Performances can make or break a film, particularly a horror film, and particularly an indie horror film, not to mention an indie horror film from a Zombie. Luckily, Spider has Brandon Scott in the lead role; he’s an actor with whom I was entirely unfamiliar, but a performer of so much skill and natural ease that you get sucked right into Adam’s story. His chemistry with Krsy Fox as his girlfriend is so lived-in and honest, and Fox herself does some heavy lifting here, too, in what is, essentially, a two-hander about work/life balance. There are extended scenes of Adam and Kate just sitting around talking, and they are always riveting. While Spider might need some help in the story-building department, his way with naturalistic dialogue is pretty spotless. He doesn’t use pop-culture references as an easy way out, either; he creates competent, interesting, and fleshed-out characters here. You’d also be foolish to heap anything but praise on the gore, with some killer (pun intended) practical effects, a shockingly effective mask design, and just the right amount of overkill in some of the gnarlier scenes. It makes sense that David Howard Thornton (“Art the Clown” from the Terrifier films) shows up in a cameo as a gas-station attendant, almost as if Thornton is anointing and validating a new voice in extreme horror. Thornton isn’t its creator, but he’s damned sure the current mascot.

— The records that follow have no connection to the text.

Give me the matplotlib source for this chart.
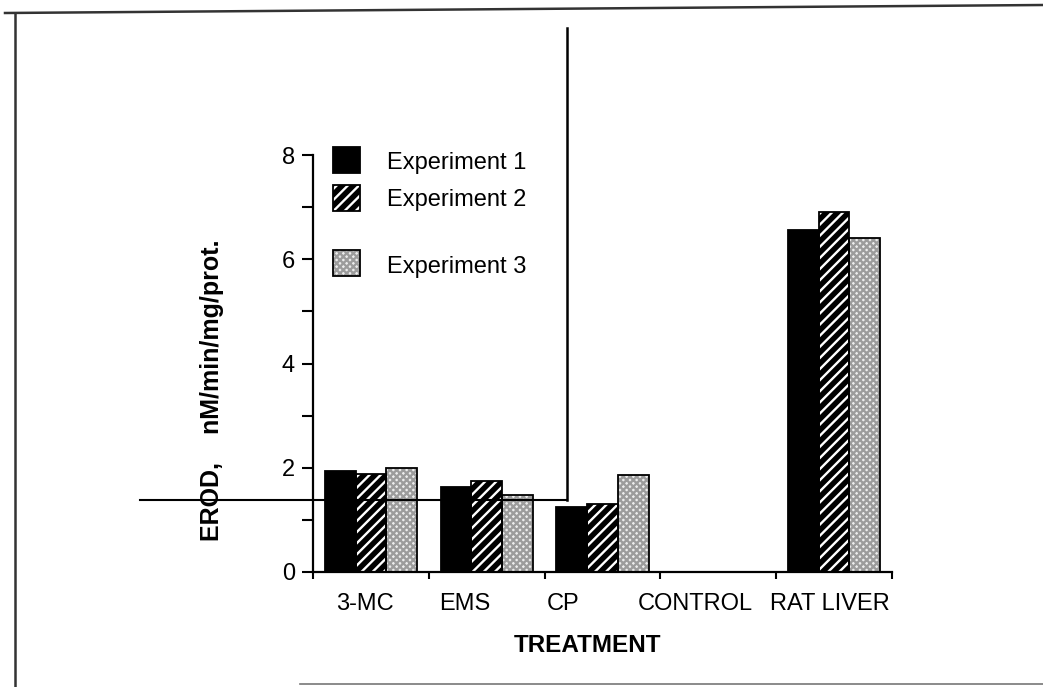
import numpy as np
import matplotlib
matplotlib.use("Agg")
import matplotlib.pyplot as plt
from matplotlib.lines import Line2D
from matplotlib.patches import Rectangle

plt.rcParams["font.family"] = ["Liberation Sans", "DejaVu Sans"]
plt.rcParams["hatch.linewidth"] = 1.7

treatments = ["3-MC", "EMS", "CP", "CONTROL", "RAT LIVER"]
exp1 = [1.94, 1.63, 1.24, 0.0, 6.56]
exp2 = [1.88, 1.74, 1.30, 0.0, 6.90]
exp3 = [1.99, 1.48, 1.86, 0.0, 6.41]
series_names = ["Experiment 1", "Experiment 2", "Experiment 3"]
# label positions in the original sit a bit left of the group centres
label_pos = [-0.05, 0.81, 1.66, 2.80, 3.96]

W, H = 1043, 687


def fx(px):
    return px / W


def fy(py):
    return 1 - py / H


fig = plt.figure(figsize=(10.43, 6.87), dpi=100)
ax = fig.add_axes([fx(313), fy(572), fx(892) - fx(313), fy(155) - fy(572)])

x = np.arange(len(treatments))
width = 0.265

styles = [
    dict(facecolor="black", edgecolor="black", hatch=None),
    dict(facecolor="black", edgecolor="white", hatch="///"),
    dict(facecolor="#ededed", edgecolor="#9c9c9c", hatch="xxxxx"),
]

for vals, off, st in zip([exp1, exp2, exp3], [-width, 0, width], styles):
    ax.bar(x + off, vals, width, linewidth=0, zorder=2, **st)
    ax.bar(x + off, vals, width, fill=False, edgecolor="black", linewidth=1.3, zorder=3)

ax.set_xlim(-0.5, len(treatments) - 0.5)
ax.set_ylim(0, 8)

for side in ["top", "right"]:
    ax.spines[side].set_visible(False)
ax.spines["left"].set_linewidth(1.6)
ax.spines["bottom"].set_linewidth(1.6)

ax.set_yticks([0, 2, 4, 6, 8])
ax.set_yticks([1, 3, 5, 7], minor=True)
ax.tick_params(axis="y", which="both", direction="out", length=8, width=1.5, labelsize=17, pad=5)

ax.set_xticks(label_pos)
ax.set_xticklabels(treatments)
ax.set_xticks(np.arange(len(treatments) + 1) - 0.5, minor=True)
ax.tick_params(axis="x", which="major", length=0, labelsize=17, pad=15)
ax.tick_params(axis="x", which="minor", direction="out", length=5, width=1.5)

fig.text(fx(588), fy(645), "TREATMENT", fontsize=17.5, fontweight="bold", ha="center", va="center")
fig.text(fx(212), fy(390), "EROD,    nM/min/mg/prot.", fontsize=18, fontweight="bold",
         rotation=90, ha="center", va="center")

# legend drawn by hand, the spacing in the original is uneven
legend_rows = [(147, 163), (185, 200), (250, 267)]
for name, (top, ty), st in zip(series_names, legend_rows, styles):
    box = (fx(333), fy(top + 26))
    bw, bh = fx(27), fy(top) - fy(top + 26)
    fig.add_artist(Rectangle(box, bw, bh, transform=fig.transFigure, linewidth=0, **st))
    fig.add_artist(Rectangle(box, bw, bh, transform=fig.transFigure, fill=False,
                             edgecolor="black", linewidth=1.3))
    fig.text(fx(387), fy(ty), name, fontsize=17, ha="left", va="center")

# scan frame and stray lines
frame = [
    ((5, 1043), (13, 5), 1.8, "#333333"),
    ((15, 15), (13, 687), 1.8, "#333333"),
    ((300, 1043), (684, 684), 1.2, "#777777"),
    ((567, 567), (28, 500), 1.8, "black"),
    ((140, 567), (500, 500), 1.5, "black"),
]
for xs, ys, lw, col in frame:
    fig.add_artist(Line2D([fx(v) for v in xs], [fy(v) for v in ys], transform=fig.transFigure,
                          linewidth=lw, color=col, zorder=10))

fig.savefig("out.png", dpi=100)
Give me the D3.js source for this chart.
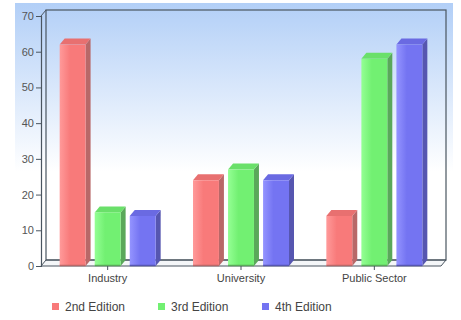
<!DOCTYPE html>
<html><head><meta charset="utf-8">
<script src="https://cdn.jsdelivr.net/npm/d3@7/dist/d3.min.js"></script>
<style>body{margin:0;background:#fff;}svg{display:block;font-family:"Liberation Sans",Arial,sans-serif;}</style>
</head><body>
<svg id="c" width="461" height="320"></svg>
<script>
const categories = ["Industry", "University", "Public Sector"];
const seriesNames = ["2nd Edition", "3rd Edition", "4th Edition"];
const ed2 = [62, 24, 14];
const ed3 = [15, 27, 58];
const ed4 = [14, 24, 62];
const yTicks = [0, 10, 20, 30, 40, 50, 60, 70];
const seriesValues = [ed2, ed3, ed4];
const colors = [
  {front:"#f87a7a", light:"#ff9a9a", side:"#b86868", top:"#e87070"},
  {front:"#72f072", light:"#94ff94", side:"#5aa85a", top:"#6ae06a"},
  {front:"#7474f2", light:"#9494ff", side:"#5656b0", top:"#6a6ae2"}
];

const svg = d3.select("#c");
const defs = svg.append("defs");
const bg = defs.append("linearGradient").attr("id","bg").attr("x1",0).attr("y1",0).attr("x2",0).attr("y2",1);
bg.append("stop").attr("offset","0%").attr("stop-color","#b2cff7");
bg.append("stop").attr("offset","62%").attr("stop-color","#ffffff");
bg.append("stop").attr("offset","100%").attr("stop-color","#ffffff");
colors.forEach((c,i)=>{
  const g = defs.append("linearGradient").attr("id","f"+i).attr("x1",0).attr("y1",0).attr("x2",1).attr("y2",0);
  g.append("stop").attr("offset","0%").attr("stop-color",c.light);
  g.append("stop").attr("offset","40%").attr("stop-color",c.front);
  g.append("stop").attr("offset","100%").attr("stop-color",c.front);
});

svg.append("rect").attr("x",15).attr("y",3).attr("width",438).attr("height",272).attr("fill","url(#bg)");

const left = 41, right = 441, dx = 5, dy = 6;
const y = d3.scaleLinear().domain([0,70]).range([266,16]);
const x0 = d3.scaleBand().domain(categories).range([left,right]);
const x1 = d3.scaleBand().domain(seriesNames).range([-48,48]).paddingInner(0.26);

const wall = "#4a5560";
svg.append("path")
  .attr("d",`M${left},${y(0)}L${right},${y(0)}L${right+dx},${y(0)-dy}L${left+dx},${y(0)-dy}Z`)
  .attr("fill","#f4f6f8").attr("stroke",wall).attr("stroke-width",1);
svg.append("rect").attr("x",left+dx).attr("y",y(70)-dy).attr("width",right-left).attr("height",y(0)-y(70))
  .attr("fill","none").attr("stroke",wall).attr("stroke-width",1.2);
svg.append("line").attr("x1",left).attr("y1",y(70)).attr("x2",left+dx).attr("y2",y(70)-dy).attr("stroke",wall);

categories.forEach((cat,ci)=>{
  seriesNames.forEach((s,si)=>{
    const v = seriesValues[si][ci];
    const bx = x0(cat) + x0.bandwidth()/2 + x1(s);
    const bw = x1.bandwidth();
    const by = y(v), b0 = y(0);
    const g = svg.append("g");
    const c = colors[si];
    g.append("path").attr("d",`M${bx+bw},${b0}L${bx+bw+dx},${b0-dy}L${bx+bw+dx},${by-dy}L${bx+bw},${by}Z`).attr("fill",c.side);
    g.append("path").attr("d",`M${bx},${by}L${bx+dx},${by-dy}L${bx+bw+dx},${by-dy}L${bx+bw},${by}Z`).attr("fill",c.top);
    g.append("rect").attr("x",bx).attr("y",by).attr("width",bw).attr("height",b0-by).attr("fill","url(#f"+si+")");
    g.append("line").attr("x1",bx).attr("x2",bx+bw).attr("y1",b0-0.5).attr("y2",b0-0.5).attr("stroke",c.side).attr("stroke-width",1.5);
  });
});

const yAxis = d3.axisLeft(y).tickValues(yTicks).tickSize(5).tickPadding(2);
const ya = svg.append("g").attr("transform",`translate(${left},0)`).call(yAxis);
ya.select(".domain").attr("stroke",wall).attr("stroke-width",1.2);
ya.selectAll(".tick line").attr("stroke",wall);
ya.selectAll("text").attr("fill","#555").attr("font-size",11).attr("font-family","Liberation Sans, Arial, sans-serif");

const xAxis = d3.axisBottom(x0).tickSize(4).tickPadding(4).tickSizeOuter(0);
const xa = svg.append("g").attr("transform",`translate(0,${y(0)})`).call(xAxis);
xa.select(".domain").remove();
xa.selectAll(".tick line").attr("stroke",wall);
xa.selectAll("text").attr("fill","#444").attr("font-size",11).attr("font-family","Liberation Sans, Arial, sans-serif");

const legX = [52, 158, 262];
const leg = svg.append("g");
seriesNames.forEach((s,i)=>{
  leg.append("rect").attr("x",legX[i]).attr("y",303).attr("width",7).attr("height",7).attr("fill",colors[i].front);
  leg.append("text").attr("x",legX[i]+13).attr("y",311).attr("font-size",12).attr("fill","#444").text(s);
});
</script>
</body></html>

Where the film fails is its nothingburger of an ending, where Spider is clearly going for higher concept horror than he can muster creatively. The answers are kept minimal and, frankly, unsatisfying, and I left the film feeling that the cast and the craftspeople deserved better. Big Baby could have been more than the sum of its parts, but a lot of those parts are just far too hacked-to-death to add up to much. It’s strange to see a filmmaker with such confidence in so many areas sort of lose his courage in the third act. It happens time and time again, and you’d think horror filmmakers, particularly, would have learned that the third act makes or breaks a movie. If anyone tells you otherwise, they don’t know what they’re talking about. Big Baby’s ending left me with the same level of disgruntled malaise as Spider’s brother’s film, Lords of Salem, whose first two thirds are among by favorite horror films of the past couple decades, but whose third act is so unbalanced and flimsy that it made me never want to watch it again. Gymnasts don’t win medals if they don’t stick the landing. Neither should filmmakers.
Gripes aside, those first two thirds slap. The strength of the performances, the skill behind the murder and mayhem, and the restraint in some of the aesthetic choices went a long way for me, and I definitely think it’s Spider’s strongest directorial output thus far. And, while he certainly shares a lot in common with his brother in terms of his artistic leanings and choices, Spider’s films have a more authentic feel to them that I don’t think Rob really cares about. The characters might be in heightened situations, but they act believably. As an attempt to create high-concept horror that attacks viscerally, the film doesn’t really succeed. But Big Baby, as an attempt to bring something new and fresh to the slasher genre, does just enough to make a mark. Mileage will vary with this one, but that’s likely written on the Zombie family crest.
[Screamfest, where Big Baby just screened, runs until October 16.]